Reproduce the listing verbatim.

[MATERIAL PROVIDED]:

+ + + +

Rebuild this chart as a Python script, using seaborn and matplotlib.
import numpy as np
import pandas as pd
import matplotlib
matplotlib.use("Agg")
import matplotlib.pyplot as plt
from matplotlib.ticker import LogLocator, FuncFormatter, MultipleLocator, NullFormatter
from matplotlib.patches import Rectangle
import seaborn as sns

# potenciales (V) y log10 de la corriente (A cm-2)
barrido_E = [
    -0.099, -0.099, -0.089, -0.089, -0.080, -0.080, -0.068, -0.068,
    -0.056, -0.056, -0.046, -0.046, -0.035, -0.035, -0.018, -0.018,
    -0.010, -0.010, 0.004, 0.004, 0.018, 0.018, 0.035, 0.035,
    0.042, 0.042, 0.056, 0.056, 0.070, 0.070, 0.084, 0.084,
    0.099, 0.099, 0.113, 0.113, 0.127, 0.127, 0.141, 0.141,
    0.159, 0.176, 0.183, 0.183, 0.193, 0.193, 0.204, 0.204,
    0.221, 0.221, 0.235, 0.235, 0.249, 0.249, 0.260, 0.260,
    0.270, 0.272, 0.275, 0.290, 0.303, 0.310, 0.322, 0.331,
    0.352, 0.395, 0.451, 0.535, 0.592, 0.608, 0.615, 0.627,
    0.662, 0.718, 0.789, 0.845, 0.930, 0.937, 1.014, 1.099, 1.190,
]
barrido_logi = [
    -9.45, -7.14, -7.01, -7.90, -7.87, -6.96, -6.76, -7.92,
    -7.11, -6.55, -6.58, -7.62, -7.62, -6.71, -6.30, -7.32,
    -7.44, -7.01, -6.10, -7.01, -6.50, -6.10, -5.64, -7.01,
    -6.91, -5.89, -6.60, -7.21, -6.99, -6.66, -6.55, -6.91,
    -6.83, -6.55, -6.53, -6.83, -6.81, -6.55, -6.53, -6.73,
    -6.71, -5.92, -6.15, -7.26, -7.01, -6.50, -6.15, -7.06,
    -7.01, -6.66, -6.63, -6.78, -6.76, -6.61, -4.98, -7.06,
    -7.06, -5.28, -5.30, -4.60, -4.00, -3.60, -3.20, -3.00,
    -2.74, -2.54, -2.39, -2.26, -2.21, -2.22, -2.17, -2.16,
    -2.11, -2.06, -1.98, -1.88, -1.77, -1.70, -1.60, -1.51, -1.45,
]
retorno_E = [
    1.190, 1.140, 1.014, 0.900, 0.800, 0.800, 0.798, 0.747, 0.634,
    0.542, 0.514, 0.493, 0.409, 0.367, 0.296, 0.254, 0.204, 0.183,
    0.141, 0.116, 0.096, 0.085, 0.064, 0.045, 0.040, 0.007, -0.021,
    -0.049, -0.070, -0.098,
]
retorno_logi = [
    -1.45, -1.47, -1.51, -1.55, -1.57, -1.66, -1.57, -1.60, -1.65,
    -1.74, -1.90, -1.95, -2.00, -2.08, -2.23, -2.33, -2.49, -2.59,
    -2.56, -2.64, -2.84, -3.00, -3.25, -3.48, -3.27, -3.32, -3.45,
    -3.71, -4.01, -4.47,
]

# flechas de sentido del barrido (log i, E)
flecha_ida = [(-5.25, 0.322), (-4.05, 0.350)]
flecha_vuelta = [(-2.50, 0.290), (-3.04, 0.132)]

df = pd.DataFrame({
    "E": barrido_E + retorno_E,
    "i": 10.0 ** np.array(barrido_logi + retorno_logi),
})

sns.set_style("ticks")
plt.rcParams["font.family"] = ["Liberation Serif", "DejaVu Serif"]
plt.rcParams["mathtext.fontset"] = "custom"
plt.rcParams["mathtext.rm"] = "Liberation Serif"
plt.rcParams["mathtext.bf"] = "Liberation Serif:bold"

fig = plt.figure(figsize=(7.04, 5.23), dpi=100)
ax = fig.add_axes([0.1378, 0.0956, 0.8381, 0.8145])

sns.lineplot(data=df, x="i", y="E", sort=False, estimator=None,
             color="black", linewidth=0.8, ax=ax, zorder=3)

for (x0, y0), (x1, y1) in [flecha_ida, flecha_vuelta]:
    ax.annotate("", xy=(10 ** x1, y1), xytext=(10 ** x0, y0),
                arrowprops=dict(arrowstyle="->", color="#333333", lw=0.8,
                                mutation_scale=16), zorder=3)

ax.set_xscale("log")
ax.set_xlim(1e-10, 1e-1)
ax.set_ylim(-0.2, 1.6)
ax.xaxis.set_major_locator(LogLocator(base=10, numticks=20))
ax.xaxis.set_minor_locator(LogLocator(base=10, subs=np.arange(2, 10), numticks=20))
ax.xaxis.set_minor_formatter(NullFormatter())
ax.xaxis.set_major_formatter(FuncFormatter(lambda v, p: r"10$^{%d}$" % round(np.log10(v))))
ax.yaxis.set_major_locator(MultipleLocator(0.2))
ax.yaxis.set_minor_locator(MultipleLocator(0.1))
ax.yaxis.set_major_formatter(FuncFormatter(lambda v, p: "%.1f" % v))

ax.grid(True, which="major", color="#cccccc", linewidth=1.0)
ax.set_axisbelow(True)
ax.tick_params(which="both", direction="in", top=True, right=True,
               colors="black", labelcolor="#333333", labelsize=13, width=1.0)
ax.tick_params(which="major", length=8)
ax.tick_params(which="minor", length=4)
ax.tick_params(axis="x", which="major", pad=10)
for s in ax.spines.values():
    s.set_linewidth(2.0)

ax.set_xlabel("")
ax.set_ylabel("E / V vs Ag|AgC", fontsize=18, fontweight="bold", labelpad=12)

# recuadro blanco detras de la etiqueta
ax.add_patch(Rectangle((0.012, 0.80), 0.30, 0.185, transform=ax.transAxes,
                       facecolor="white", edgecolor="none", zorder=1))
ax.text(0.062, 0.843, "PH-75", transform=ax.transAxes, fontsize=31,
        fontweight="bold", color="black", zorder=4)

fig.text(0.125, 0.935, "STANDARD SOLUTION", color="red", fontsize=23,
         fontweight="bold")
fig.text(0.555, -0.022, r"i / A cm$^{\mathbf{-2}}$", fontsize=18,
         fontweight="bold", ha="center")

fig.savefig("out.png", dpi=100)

+ + + +

[RESULT FOR THIS EXERCISE]:
Rebuild this chart as a Python script, using seaborn and matplotlib.
import numpy as np
import pandas as pd
import matplotlib
matplotlib.use("Agg")
import matplotlib.pyplot as plt
from matplotlib.ticker import LogLocator, FuncFormatter, MultipleLocator, NullFormatter
from matplotlib.patches import Rectangle
import seaborn as sns

# potenciales (V) y log10 de la corriente (A cm-2)
barrido_E = [
    -0.099, -0.099, -0.089, -0.089, -0.080, -0.080, -0.068, -0.068,
    -0.056, -0.056, -0.046, -0.046, -0.035, -0.035, -0.018, -0.018,
    -0.010, -0.010, 0.004, 0.004, 0.018, 0.018, 0.035, 0.035,
    0.042, 0.042, 0.056, 0.056, 0.070, 0.070, 0.084, 0.084,
    0.099, 0.099, 0.113, 0.113, 0.127, 0.127, 0.141, 0.141,
    0.159, 0.176, 0.183, 0.183, 0.193, 0.193, 0.204, 0.204,
    0.221, 0.221, 0.235, 0.235, 0.249, 0.249, 0.260, 0.260,
    0.270, 0.272, 0.275, 0.290, 0.303, 0.310, 0.322, 0.331,
    0.352, 0.395, 0.451, 0.535, 0.592, 0.608, 0.615, 0.627,
    0.662, 0.718, 0.789, 0.845, 0.930, 0.937, 1.014, 1.099, 1.190,
]
barrido_logi = [
    -9.45, -7.14, -7.01, -7.90, -7.87, -6.96, -6.76, -7.92,
    -7.11, -6.55, -6.58, -7.62, -7.62, -6.71, -6.30, -7.32,
    -7.44, -7.01, -6.10, -7.01, -6.50, -6.10, -5.64, -7.01,
    -6.91, -5.89, -6.60, -7.21, -6.99, -6.66, -6.55, -6.91,
    -6.83, -6.55, -6.53, -6.83, -6.81, -6.55, -6.53, -6.73,
    -6.71, -5.92, -6.15, -7.26, -7.01, -6.50, -6.15, -7.06,
    -7.01, -6.66, -6.63, -6.78, -6.76, -6.61, -4.98, -7.06,
    -7.06, -5.28, -5.30, -4.60, -4.00, -3.60, -3.20, -3.00,
    -2.74, -2.54, -2.39, -2.26, -2.21, -2.22, -2.17, -2.16,
    -2.11, -2.06, -1.98, -1.88, -1.77, -1.70, -1.60, -1.51, -1.45,
]
retorno_E = [
    1.190, 1.140, 1.014, 0.900, 0.800, 0.800, 0.798, 0.747, 0.634,
    0.542, 0.514, 0.493, 0.409, 0.367, 0.296, 0.254, 0.204, 0.183,
    0.141, 0.116, 0.096, 0.085, 0.064, 0.045, 0.040, 0.007, -0.021,
    -0.049, -0.070, -0.098,
]
retorno_logi = [
    -1.45, -1.47, -1.51, -1.55, -1.57, -1.66, -1.57, -1.60, -1.65,
    -1.74, -1.90, -1.95, -2.00, -2.08, -2.23, -2.33, -2.49, -2.59,
    -2.56, -2.64, -2.84, -3.00, -3.25, -3.48, -3.27, -3.32, -3.45,
    -3.71, -4.01, -4.47,
]

# flechas de sentido del barrido (log i, E)
flecha_ida = [(-5.25, 0.322), (-4.05, 0.350)]
flecha_vuelta = [(-2.50, 0.290), (-3.04, 0.132)]

df = pd.DataFrame({
    "E": barrido_E + retorno_E,
    "i": 10.0 ** np.array(barrido_logi + retorno_logi),
})

sns.set_style("ticks")
plt.rcParams["font.family"] = ["Liberation Serif", "DejaVu Serif"]
plt.rcParams["mathtext.fontset"] = "custom"
plt.rcParams["mathtext.rm"] = "Liberation Serif"
plt.rcParams["mathtext.bf"] = "Liberation Serif:bold"

fig = plt.figure(figsize=(7.04, 5.23), dpi=100)
ax = fig.add_axes([0.1378, 0.0956, 0.8381, 0.8145])

sns.lineplot(data=df, x="i", y="E", sort=False, estimator=None,
             color="black", linewidth=0.8, ax=ax, zorder=3)

for (x0, y0), (x1, y1) in [flecha_ida, flecha_vuelta]:
    ax.annotate("", xy=(10 ** x1, y1), xytext=(10 ** x0, y0),
                arrowprops=dict(arrowstyle="->", color="#333333", lw=0.8,
                                mutation_scale=16), zorder=3)

ax.set_xscale("log")
ax.set_xlim(1e-10, 1e-1)
ax.set_ylim(-0.2, 1.6)
ax.xaxis.set_major_locator(LogLocator(base=10, numticks=20))
ax.xaxis.set_minor_locator(LogLocator(base=10, subs=np.arange(2, 10), numticks=20))
ax.xaxis.set_minor_formatter(NullFormatter())
ax.xaxis.set_major_formatter(FuncFormatter(lambda v, p: r"10$^{%d}$" % round(np.log10(v))))
ax.yaxis.set_major_locator(MultipleLocator(0.2))
ax.yaxis.set_minor_locator(MultipleLocator(0.1))
ax.yaxis.set_major_formatter(FuncFormatter(lambda v, p: "%.1f" % v))

ax.grid(True, which="major", color="#cccccc", linewidth=1.0)
ax.set_axisbelow(True)
ax.tick_params(which="both", direction="in", top=True, right=True,
               colors="black", labelcolor="#333333", labelsize=13, width=1.0)
ax.tick_params(which="major", length=8)
ax.tick_params(which="minor", length=4)
ax.tick_params(axis="x", which="major", pad=10)
for s in ax.spines.values():
    s.set_linewidth(2.0)

ax.set_xlabel("")
ax.set_ylabel("E / V vs Ag|AgC", fontsize=18, fontweight="bold", labelpad=12)

# recuadro blanco detras de la etiqueta
ax.add_patch(Rectangle((0.012, 0.80), 0.30, 0.185, transform=ax.transAxes,
                       facecolor="white", edgecolor="none", zorder=1))
ax.text(0.062, 0.843, "PH-75", transform=ax.transAxes, fontsize=31,
        fontweight="bold", color="black", zorder=4)

fig.text(0.125, 0.935, "STANDARD SOLUTION", color="red", fontsize=23,
         fontweight="bold")
fig.text(0.555, -0.022, r"i / A cm$^{\mathbf{-2}}$", fontsize=18,
         fontweight="bold", ha="center")

fig.savefig("out.png", dpi=100)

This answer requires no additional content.